### Stored data

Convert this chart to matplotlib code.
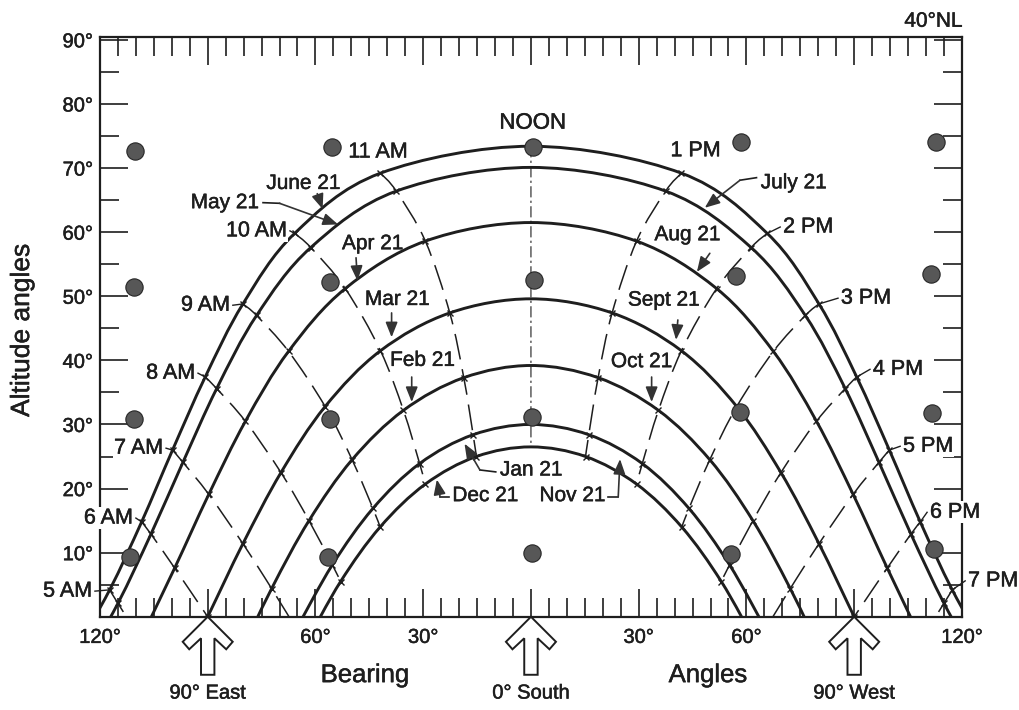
import matplotlib
matplotlib.use('Agg')
import matplotlib.pyplot as plt
import matplotlib.transforms as mtransforms
import matplotlib.patheffects as pe
from matplotlib.path import Path
from matplotlib.patches import PathPatch, Polygon
import numpy as np

plt.rcParams['font.family'] = ['Liberation Sans', 'DejaVu Sans']

# Sun path at 40 deg N: bearing from south and altitude (deg), hour by hour
# starting at noon and going outward (afternoon is the mirror of morning)
june_bearing = [0, 41.9, 65.8, 80.2, 90.7, 99.8, 108.4, 117.3, 127.0]
june_alt = [73.4, 69.2, 59.8, 48.8, 37.4, 26.0, 14.8, 4.2, -5.5]
may_bearing = [0, 37.5, 61.3, 76.4, 87.5, 96.9, 105.8, 115.0, 124.9]
may_alt = [70.1, 66.4, 57.6, 47.0, 35.6, 24.1, 12.9, 2.1, -7.8]
apr_bearing = [0, 29.4, 51.7, 67.5, 79.5, 89.7, 99.2, 108.7]
apr_alt = [61.5, 58.6, 51.2, 41.4, 30.5, 19.1, 7.6, -3.5]
mar_bearing = [0, 22.6, 41.9, 57.3, 69.6, 80.2, 90.0, 99.8]
mar_alt = [49.6, 47.4, 41.5, 32.8, 22.5, 11.4, 0.0, -11.4]
feb_bearing = [0, 18.7, 35.5, 49.8, 61.8, 72.2, 81.8]
feb_alt = [39.2, 37.3, 32.2, 24.5, 15.0, 4.4, -6.8]
jan_bearing = [0, 16.1, 31.0, 44.0, 55.3, 65.3]
jan_alt = [30.0, 28.4, 23.9, 16.9, 8.1, -1.9]
dec_bearing = [0, 15.2, 29.4, 42.0, 53.0, 62.7]
dec_alt = [26.5, 25.0, 20.7, 14.0, 5.5, -4.2]

am_hours = ['NOON', '11 AM', '10 AM', '9 AM', '8 AM', '7 AM', '6 AM', '5 AM']
pm_hours = ['NOON', '1 PM', '2 PM', '3 PM', '4 PM', '5 PM', '6 PM', '7 PM']

# reference dots on the chart
dot_x = [-110.2, -55.5, 0.5, 58.5, 112.8,
         -110.4, -56.0, 0.9, 57.1, 111.4,
         -110.4, -56.0, 0.2, 58.2, 111.6,
         -111.6, -56.4, 0.2, 55.7, 112.3]
dot_y = [72.7, 73.3, 73.3, 74.1, 74.0,
         51.5, 52.2, 52.5, 53.1, 53.4,
         30.8, 30.8, 31.2, 32.0, 31.8,
         9.3, 9.4, 10.0, 9.8, 10.5]

x_ticks = [-120, -90, -60, -30, 0, 30, 60, 90, 120]
x_ticklabels = ['120°', '', '60°', '30°', '', '30°', '60°', '', '120°']
y_ticks = [0, 10, 20, 30, 40, 50, 60, 70, 80, 90]
y_ticklabels = ['', '10°', '20°', '30°', '40°', '50°', '60°', '70°', '80°', '90°']

compass_bearings = [-90, 0, 90]
compass_labels = ['90° East', '0° South', '90° West']

ink = '#1e1e1e'
heavy = [pe.withStroke(linewidth=0.35, foreground=ink)]


def smooth_path(xs, ys):
    # Catmull-Rom through the points, handed to matplotlib as cubic Bezier segments
    pts = np.column_stack([xs, ys]).astype(float)
    ext = np.vstack([pts[0], pts, pts[-1]])
    verts = [pts[0]]
    codes = [Path.MOVETO]
    for i in range(1, len(pts)):
        p0, p1, p2, p3 = ext[i - 1], ext[i], ext[i + 1], ext[i + 2]
        verts += [p1 + (p2 - p0) / 6, p2 - (p3 - p1) / 6, p2]
        codes += [Path.CURVE4] * 3
    return Path(verts, codes)


def full_day(bearing, alt):
    xs = [-b for b in bearing[::-1]] + bearing[1:]
    ys = alt[::-1] + alt[1:]
    return xs, ys


def label(x, y, s, size, **kw):
    kw.setdefault('ha', 'center')
    kw.setdefault('va', 'center')
    return ax.text(x, y, s, fontsize=size, color=ink, path_effects=heavy, **kw)


fig = plt.figure(figsize=(10.19, 7.10), dpi=100)
ax = fig.add_axes([0.0981, 0.1313, 0.8459, 0.8162])

paths = [(june_bearing, june_alt), (may_bearing, may_alt), (apr_bearing, apr_alt),
         (mar_bearing, mar_alt), (feb_bearing, feb_alt), (jan_bearing, jan_alt),
         (dec_bearing, dec_alt)]

# daily sun paths
for bearing, alt in paths:
    xs, ys = full_day(bearing, alt)
    ax.add_patch(PathPatch(smooth_path(xs, ys), fill=False, ec=ink, lw=2.1, zorder=3))

# hour lines joining the same clock time on every path
for k in range(0, 8):
    for side in (-1, 1):
        if k == 0 and side == 1:
            continue
        hx, hy = [], []
        for bearing, alt in paths:
            if k >= len(bearing):
                break
            hx.append(side * bearing[k])
            hy.append(alt[k])
            if alt[k] < 0:
                break
        if len(hx) < 2:
            continue
        if k == 0:
            ax.add_patch(PathPatch(smooth_path(hx, hy), fill=False, ec=ink, lw=0.8,
                                   ls=(0, (10, 3, 2, 3)), zorder=2))
        else:
            ax.add_patch(PathPatch(smooth_path(hx, hy), fill=False, ec=ink, lw=1.1,
                                   ls=(0, (17, 6.5)), zorder=2))
            mx = [x for x, y in zip(hx, hy) if y >= 0]
            my = [y for y in hy if y >= 0]
            ax.plot(mx, my, 'x', ms=5, mew=1.0, color=ink, zorder=3)

ax.scatter(dot_x, dot_y, s=155, color='#575757', edgecolors='#262626', lw=0.8, zorder=5)

# hour labels at the June path
hour_label_pos = {
    '11 AM': (-42.6, 72.5, 'center'), '10 AM': (-67.9, 60.2, 'right'),
    '9 AM': (-83.8, 48.6, 'right'), '8 AM': (-93.5, 38.0, 'right'),
    '7 AM': (-102.4, 26.3, 'right'), '6 AM': (-110.8, 15.4, 'right'),
    '5 AM': (-122.2, 4.0, 'right'),
    '1 PM': (45.8, 72.7, 'center'), '2 PM': (70.2, 60.8, 'left'),
    '3 PM': (86.3, 49.7, 'left'), '4 PM': (95.2, 38.6, 'left'),
    '5 PM': (103.6, 26.6, 'left'), '6 PM': (111.1, 16.3, 'left'),
    '7 PM': (121.7, 5.6, 'left'),
}
for k in range(1, 8):
    for side, names in ((-1, am_hours), (1, pm_hours)):
        name = names[k]
        lx, ly, ha = hour_label_pos[name]
        label(lx, ly, name, 15.5, ha=ha, zorder=6,
              bbox=dict(fc='white', ec='none', pad=0.5))
        if ha != 'center':
            px, py = side * june_bearing[k], june_alt[k]
            ex = lx - side * 0.8
            ax.plot([px, ex], [py, ly], color=ink, lw=1.0, zorder=3, clip_on=False)
label(0.5, 77.0, 'NOON', 16)

# date labels and their pointers
date_labels = [('June 21', -63.3, 67.6), ('May 21', -85.2, 64.6), ('July 21', 73.2, 67.7),
               ('Apr 21', -44.1, 58.2), ('Aug 21', 43.6, 59.6), ('Mar 21', -37.2, 49.5),
               ('Sept 21', 37.0, 49.4), ('Feb 21', -30.2, 40.0), ('Oct 21', 30.8, 39.8),
               ('Jan 21', 0.1, 22.9), ('Dec 21', -12.7, 18.9), ('Nov 21', 11.6, 18.9)]
for text, lx, ly in date_labels:
    label(lx, ly, text, 15, zorder=6)

pointers = [
    [(-59.5, 66.0), (-58.0, 63.6)],
    [(-74.6, 64.6), (-70.0, 64.5), (-53.7, 61.2)],
    [(62.8, 68.5), (58.2, 68.1), (48.4, 63.8)],
    [(-48.7, 56.0), (-48.3, 52.4)],
    [(49.8, 56.7), (46.2, 53.8)],
    [(-38.8, 47.4), (-38.8, 43.6)],
    [(40.9, 46.3), (40.4, 43.2)],
    [(-33.2, 37.4), (-33.2, 33.5)],
    [(33.6, 37.4), (33.6, 33.5)],
    [(-9.8, 22.6), (-14.2, 22.9), (-18.5, 27.0)],
    [(-22.9, 18.7), (-25.3, 18.7), (-26.2, 21.4)],
    [(21.5, 18.7), (24.3, 18.7), (24.8, 24.6)],
]
for pts in pointers:
    if len(pts) > 2:
        ax.plot([p[0] for p in pts[:-1]], [p[1] for p in pts[:-1]], color=ink, lw=1.2, zorder=6)
    ax.annotate('', xy=pts[-1], xytext=pts[-2], zorder=6,
                arrowprops=dict(arrowstyle='-|>,head_length=0.7,head_width=0.28', color='#333333',
                                lw=1.2, shrinkA=0, shrinkB=0, mutation_scale=13))

# frame and ticks
ax.set_xlim(-120, 120)
ax.set_ylim(0, 90.4)
for sp in ax.spines.values():
    sp.set_linewidth(1.6)
    sp.set_color(ink)
ax.set_xticks(x_ticks)
ax.set_xticklabels(x_ticklabels, fontsize=14.5)
ax.set_xticks(np.arange(-120, 121, 5), minor=True)
ax.set_yticks(y_ticks)
ax.set_yticklabels(y_ticklabels, fontsize=14.5)
ax.set_yticks(np.arange(0, 91, 5), minor=True)
for t in ax.get_xticklabels() + ax.get_yticklabels():
    t.set_path_effects(heavy)
    t.set_color(ink)
ax.tick_params(which='both', direction='in', top=True, right=True, color=ink, width=1.2)
ax.tick_params(which='major', length=20)
ax.tick_params(which='minor', length=13.5)
ax.tick_params(axis='x', pad=8)
ax.tick_params(axis='y', pad=5)

# hollow arrows marking east, south and west
arrow_shape = np.array([[0, 0], [-25, -25], [-18.5, -32.5], [-6.7, -21.5], [-6.7, -58],
                        [6.7, -58], [6.7, -21.5], [18.5, -32.5], [25, -25]]) / 100.0
for xb, lab in zip(compass_bearings, compass_labels):
    tr = fig.dpi_scale_trans + mtransforms.ScaledTranslation(xb, 0, ax.transData)
    ax.add_artist(Polygon(arrow_shape, closed=True, fc='white', ec=ink, lw=1.4,
                          transform=tr, clip_on=False, zorder=7))
    label(xb, -11.9, lab, 14.5)

label(-46.2, -9.1, 'Bearing', 18.5)
label(49.3, -9.1, 'Angles', 18.5)
label(-141.7, 44.7, 'Altitude angles', 19, rotation=90)
label(120.3, 92.9, '40°NL', 15, ha='right')

fig.savefig('out.png', dpi=100, facecolor='white')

### To be done
Identify and copy lines that hold the string "matplotlib".

### Result for this exercise
Convert this chart to matplotlib code.
import matplotlib
matplotlib.use('Agg')
import matplotlib.pyplot as plt
import matplotlib.transforms as mtransforms
import matplotlib.patheffects as pe
from matplotlib.path import Path
from matplotlib.patches import PathPatch, Polygon
    # Catmull-Rom through the points, handed to matplotlib as cubic Bezier segments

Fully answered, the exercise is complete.